Вырос в Плавнях дубок молодой крепкий дубок, кудрявый. Но однажды, порой грозовой, он молнией был опалён. Ах, ты дубок наш зелёный, хмурый стоишь, опалённый. Вся почернела вершина кудрявая. Где твоя краса?..

Помимо аналогии между стадиями развития человека и дерева, давно ставшей общим местом в русской натурфилософской лирике, в либретто оперы вводится и отсылка к славянской языческой мистике с её культом священных дубов — деревьев, у которых приносится жертва, ибо в шумливых ветвях и на стволах их, согласно реконструкциям Вячеслава Иванова и Владимира Топорова, разворачивается поединок сил зла с небесным громовержцем.

Постепенно «Песня колхозников» — так озаглавлен этот удивительный хор самим Прокофьевым — превращается в ещё один, даже более откровенный, чем «Здравица», фаллический гимн весеннему плодородию:

ПЕТРОВНА, ВАРЯ, СОПРАНО, ВАСИЛИСА, АЛЬТЫ:

Только не сломила молния всей силы. Вскоре ожил милый, ожил наш дубок.

ДЕД, ТЕНОРА, БАСЫ:

Хоть и опалён он, молод и силён он, молод и силён он, новый дал росток. А!

ПЕТРОВНА, ВАРЯ, СОПРАНО, ВАСИЛИСА, АЛЬТЫ:

Солнцем оживлённый, соком напоённый, вновь он дал зелёный, полный сил росток. А!

ДЕД, ТЕНОРА, БАСЫ:

И стоит он снова средь села родного, средь села родного,  крепок и высок.

ВСЕ ВМЕСТЕ:

Не сломила гроза наш дубок, стоит он могуч, высок.

Судя по изготовленному к единственному прижизненному исполнению оперы чистовому клавиру, в который слова хора были вписаны рукой самого Прокофьева уже после того, как копиисты закончили свою работу, — да-да, именно так! — сочинены были эти слова им самим, по завершении музыки всей оперы. Музыка же хора была позаимствована из написанной ещё в 1939 году «Песни о Родине» на куда более шаблонные, чем те, что вписаны в клавир «Повести» рукой Прокофьева, слова «другого Прокофьева» — Александра, советского стихотворца (никакой связи с композитором): «Нет на свете края, как страна родная. Никогда над ней не гаснет алая заря…»

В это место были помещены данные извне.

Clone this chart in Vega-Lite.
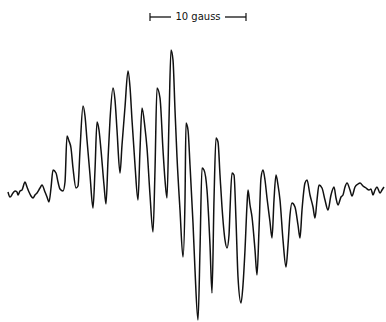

За хором следует Антракт 3-й, продолжающий тематически предыдущий хор, — с оркестровкой, мелодическими ходами и даже интонационно антракт этот отсылает к эпизоду «Победа» в «Кантате к ХХ-летию Октября» и к ликующим страницам «Оды на окончание войны». Тематический материал Третьего антракта будет использован во втором действии в сцене внутреннего преображения Алексея — в его разговоре с комиссаром Воробьёвым о подвиге лётчика Первой мировой войны Карповича, научившегося летать без одной ступни на «Фармане». Мы к этому эпизоду ещё вернёмся. В мифопоэтических представлениях — а нет никаких оснований предполагать, что Прокофьев, читавший в 1920—1930-е годы религиозную и даже оккультную литературу, не допускал именно такого прочтения оперы — первые три картины соответствуют стадии космических превращений, а именно: утру и первозданному беспорядку (или закладке личинки-яйца будущего мира), когда «свет вступает в брак с хаосом»; на этой стадии, согласно мифопоэтическим представлениям, господствует стихия огня, которой и опалён поверженный на землю лётчик Алексей, а руководящим является принцип добра, спасающий его в жестоком испытании.